With 2013 behind us, the advancements made in Global Health are worthy of acknowledgement, and not limited to the following:
1. Child deaths from Malaria halved – A resounding achievement as stated by the WHO – global malaria mortality has been reduced by 45% globally and 49% in Africa as of 2013. Nearly 3.3 million lives were saved, primarily in 10 countries, and among children under 5 years of age. However, more needs to be done because over 6 million people need died from Malaria in 2012 alone. Insecticide treated bed-nets continue to be a useful weapon against Malaria and more need to be produced and distributed to ensure everyone is protected. Funding commitment from donor countries must remain strong to ensure treatment and control continue over a long term.
2. Ethiopia reached Millennium Development Goal 4 early – Ethiopia reached MDG 4 early by reducing under-5 mortality rates by two-thirds. Though Ethiopia has been a success story, India and Nigeria account for a third of the under-5 deaths in the world.
3. Technologically advanced contraception – Various kinds of technologically advanced contraception devices are being tested by USAID. These devices are meant to reduce unwanted pregnancies, but how market systems will evolve in developing countries to make these products affordable and accessible to couples (primarily women), is yet to be seen. You can view this slideshow that shows advanced female condoms, vaginal rings, progestin shots, diaphragms etc that are currently being tested in developing countries – AN INTRODUCTION TO CONTRACEPTIVE TECHNOLOGIES. Read more about USAID funded program with WomanCare Global to support, research and development of woman controlled family planning initiative in Zambia, Malawi and India.
4. Integrated plan to control pneumonia and diarrhea – The WHO and UNICEF developed the first of its kind Integrated Global Action Plan for the Prevention and Control of Pneumonia and Diarrhea (GAPP-D). Why is this important? Pneumonia and diarrhea are the leading causes of death in children under 5, with nearly 2 million deaths worldwide.
5. PEPFAR turned 10 – The U.S. President’s Emergency Plan for AIDS Relief (PEPFAR) is 10 years old. PEPFAR is America’s commitment to savings lives affected by AIDS around the world. As of September 2013, PEPFAR supported treatment of 6.7 million men, women and children worldwide exceeding the 2011 goal to help 6 million people. 17 million people received care through the program, and US became the largest donor to the Global Fund to Fights AIDS, Tuberculosis and Malaria, extending treatment and care to nearly 9.7 million people. According to President Barak Obama, “The United States of America will remain the global leader in the fight against HIV and AIDS. We will stand with you every step of this journey until…we achieve, at long last, what was once hard to imagine — and that’s an AIDS-free generation.”
What we need to continue working on?
The list is endless, there are some immediate measure that must be taken to achieve the Millennium Development Goals. In particular, the following have been listed as critical action items:
1. Reduce by two-thirds, between 1990 and 2015, the under-five mortality rate – While continuous efforts have been made to save children, primarily under-5, the Millennium Development Goal Target 4 has not yet been met.
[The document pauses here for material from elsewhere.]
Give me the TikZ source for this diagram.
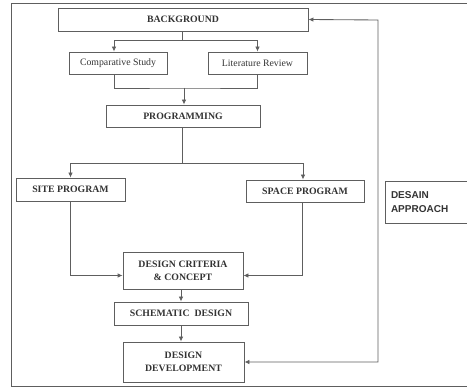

2. Reduce Preventable Maternal Deaths – The Millennium Development Goal Target 5 aims to reduce maternal mortality ratio by three quarters and aims to achieve universal access to reproductive health. Though the MMR reduced by 47% over the past 20 years, reducing the MMR by two-thirds will require more political will and accelerated response from funders and partner nations.
3. Better Access to Anti-Retroviral Therapies – Though incidence of HIV has declined, better access to anti-retroviral therapies is required to achieve the Millennium Development Goal Target 6A and 6B (have halted by 2015 and begun to reverse the spread of HIV/AIDS; achieve, by 2010, universal access to treatment for HIV/AIDS for all those who need it).
4. Better Sanitary Care – 1.9 billion people have gained access to toilets, latrines or other improved sanitation facilities. Safe and clean sanitation must be a basic human right for all citizens of the world. Better policies and political will is needed to reduce open defecation, which is one of the leading cause for infectious diseases.